2 thoughts on “Mikolaj Trzaska | Olie Brice | Mark Sanders | Riverloam Trio | No Business Records

  1. NoBusiness Records has been doing an excellent job exposing the world to important aspects of the American and International improvising avant garde. They have also, from their home base in Lithuania, been taking the opportunity to document and present Eastern European artists that we might not otherwise get the chance to hear.

    Altoist-bass clarinetist Mikolaj Trzaska is one such artist. The recent double LP Riverloam Trio (NoBusiness NBLP 52/53) gives us a good listen to Mikolaj in a fine trio setting. Olie Brice on double bass and Mark Sanders on drums provide an excellent collaborative twosome for Trzaska’s reeds. They are free-wheeling and inventively varied, accomplished free improvisers.

    And Trzaska has stylistic originality. He has a soulful rasp a la Threadgill and the ability to weave interesting lines with excellent consistency. He can soar in the clouds or whisper with the wind.

    The double LP is a joy to hear. But keep in mind only 300 copies have been minted. So grab one now if you are inclined. It’s a great listen.

  2. “Riverloam” is such an evocative word. It makes me think of fungi on a riverbank, colorful mushrooms pushing up through black earth, tiny bright surrogates that hide the true extent of the knotted mycelium whose countless nerve-like connections stretch in all directions just below the surface. Maybe this is a decent metaphor for Riverloam Trio, too—and all improvised music—this idea that perhaps what we’re hearing is the dense, unseen mycelium, the untraceable web of connections that binds musicians on a stage or in a studio. Some vital thing that’s bigger and more deeply rooted than the bodies we see standing before us.

    Plus, there’s Mikołaj Trzaska’s rough-hewn, earthy tones. Trzaskahas been an important voice in the modern Polish scene since the early 90s. In recent years, he’s branched out significantly, playing with a number of international musicians and releasing improvised music on his label, Kilogram Records.

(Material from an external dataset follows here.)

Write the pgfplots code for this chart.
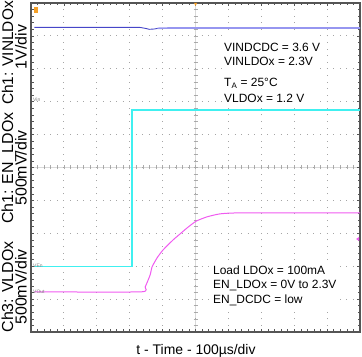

Here he teams up with two Londoners: bassist Olie Brice and the ubiquitous drummer Mark Sanders. Riverloam Trio features five long improvisations that stretch across two LPs. Trzaska trades off between his woozy alto wail and some quieter, brooding bass clarinet work, clearly inspired by his rhythm section.

    And inspiring it is. Sanders can make anyone sound good, and Brice plays in an almost vertical manner, seemingly building his ideas upward rather than simply laying them out. There’s a wonderful logic to his lines, even in heated exchanges. “Ostrich Season” gives him a central role, his bass thundering through the low simmer of Trzaska’s clarinet. There’s a clear rapport among the trio, and Trzaska and Brice in particular aren’t afraid to circle back on an idea if it seems there’s something more to be extracted.

    Riverloam Trio is one of those great albums that feels like it was made for vinyl. The playing keeps pace with the best of the modern crowd, but there’s something aching in Trzaska’s vibrato—even from the first moments of “Riverloam”—that hearkens to the early days of this music, that almost necessitates the physicality of handling a record, the ritual of flipping wax and setting needles. A time when maybe we were a little more emotionally connected to music, because the act of listening was a bit more purposeful than overloaded iPods and hard drives allow.

    As can be said of many NoBusiness releases, Riverloam Trio is worth the investment. It’s the fire music of our time—maybe now more like glowing embers, but still remembering something of the flames that gave rise to them.